You can look at the full source code of this web site at GitHub.

_layouts

default.html
template for pages
post.html
template, very similar to default.html, for blog posts

_includes

head.html
HTML head section occuring on each page, including title, referencing site.title and page.title .
header.html
common HTML code of the top of the page, including logo etc. Refers to site.logofile, site.title, site.slogan, page.title
navi.html
main sidebar navigation (for mobile sizes moved to the bottom by CSS). Essentially gets its data from _data/navimain.yaml .
lowernavi.html
bottom-of-page navigation for previous/next page/post and legally required links. Gets most of its data from _data/navilower.yaml .
footer.html
common end of page material, metadata.

_data

navimain.html
List of pages for navigation, each page has url and menuname, optionally a set of subpages navilower.html
very similar to navimain.html, but for the bottom-of-page navigation

_posts

One source file per post, e.g. 2016-06-10-internationalizing-autoit-applications-by-something-similar-to-gnu-gettext.html

The initial set was created by a conversion tool from a wordpress.com XML export. Later files, starting 2017, were hand edited. .md files in Markdown syntax are perfectly acceptable too.

assets, css, images

These are directories to be copied verbatim to the output (_site directory).
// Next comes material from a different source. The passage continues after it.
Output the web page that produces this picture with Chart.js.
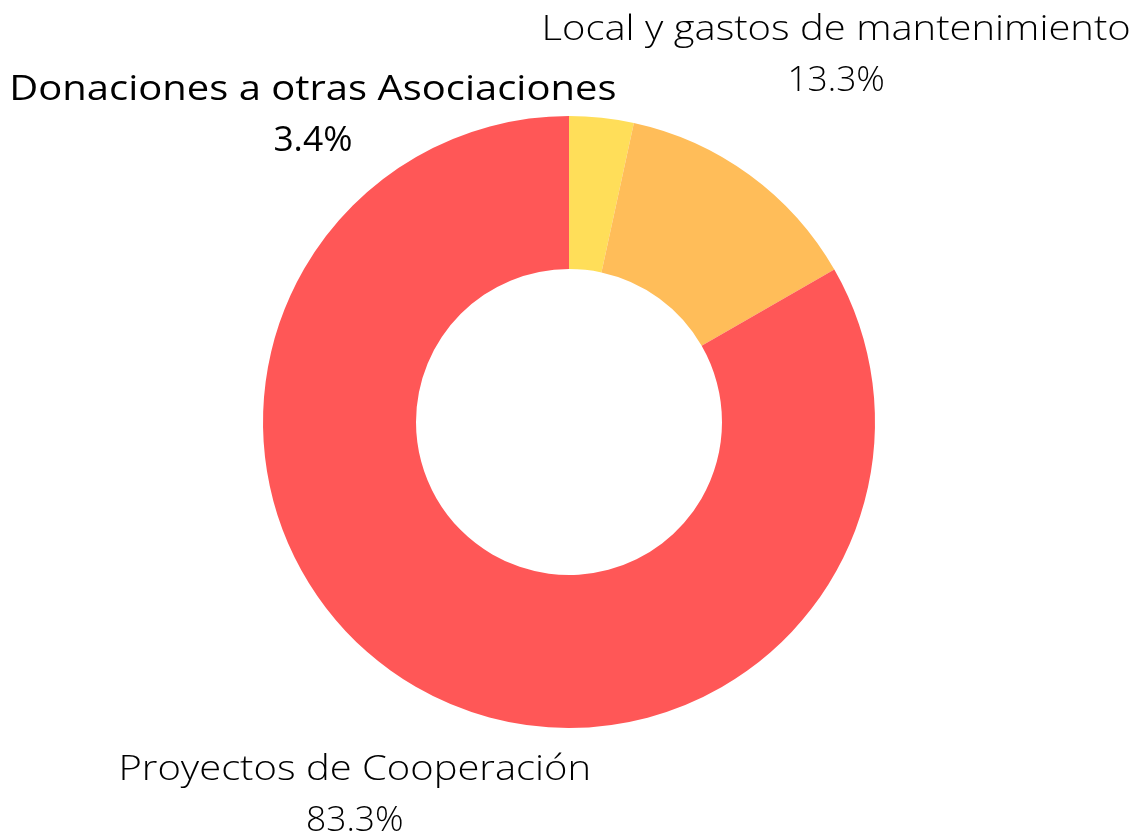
<!DOCTYPE html>
<html>
<head>
<meta charset="utf-8">
<script src="https://cdn.jsdelivr.net/npm/chart.js@4"></script>
<style>
  html, body { margin: 0; padding: 0; background: #fff; }
  #wrap { width: 1139px; height: 838px; }
</style>
</head>
<body>
<div id="wrap"><canvas id="myChart"></canvas></div>
<script>
// datos del gráfico
const labels = ['Donaciones a otras Asociaciones', 'Local y gastos de mantenimiento', 'Proyectos de Cooperación'];
const values = [3.4, 13.3, 83.3];
const colors = ['#FFDE59', '#FFBD59', '#FF5757'];

// posición de cada etiqueta respecto al centro (en radios exteriores)
const labelOffsets = [[-0.837, -1.085], [0.873, -1.281], [-0.70, 1.137]];
const labelWeights = ['400', '300', '300'];

// texto algo ensanchado para parecerse a la fuente original
function wideText(ctx, text, x, y, sx) {
    ctx.save();
    ctx.translate(x, y);
    ctx.scale(sx, 1);
    ctx.fillText(text, 0, 0);
    ctx.restore();
}

const labelPlugin = {
    id: 'outerLabels',
    afterDraw(chart) {
        const ctx = chart.ctx;
        const meta = chart.getDatasetMeta(0);
        meta.data.forEach((arc, i) => {
            const r = arc.outerRadius;
            const x = arc.x + labelOffsets[i][0] * r;
            const y = arc.y + labelOffsets[i][1] * r;
            ctx.save();
            ctx.fillStyle = '#000';
            ctx.textAlign = 'center';
            ctx.textBaseline = 'middle';
            ctx.font = labelWeights[i] + ' 34px "Open Sans", sans-serif';
            wideText(ctx, labels[i], x, y, 1.175);
            wideText(ctx, values[i].toFixed(1) + '%', x, y + 51, 1.04);
            ctx.restore();
        });
    }
};

const ctx = document.getElementById('myChart').getContext('2d');
new Chart(ctx, {
    type: 'doughnut',
    data: {
        labels: labels,
        datasets: [{
            data: values,
            backgroundColor: colors,
            borderWidth: 0
        }]
    },
    options: {
        responsive: true,
        maintainAspectRatio: false,
        animation: false,
        cutout: '50%',
        layout: {
            padding: { top: 116, bottom: 110, left: 263, right: 264 }
        },
        plugins: {
            legend: { display: false },
            tooltip: { enabled: false }
        }
    },
    plugins: [labelPlugin]
});
</script>
</body>
</html>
css/styles.scss is automatically processed, i.e. converted to css/styles.css, by the SCSS stylesheet preprocessor that is built into Jekyll.
The webfonts are currently not used in the CSS, because Firefox in Windows renders them really ugly.

assets/ contains content-specific files such as screenshot images showing in blog posts.

images/ contains site-specific images such as the site (business) logo, a portrait foto etc.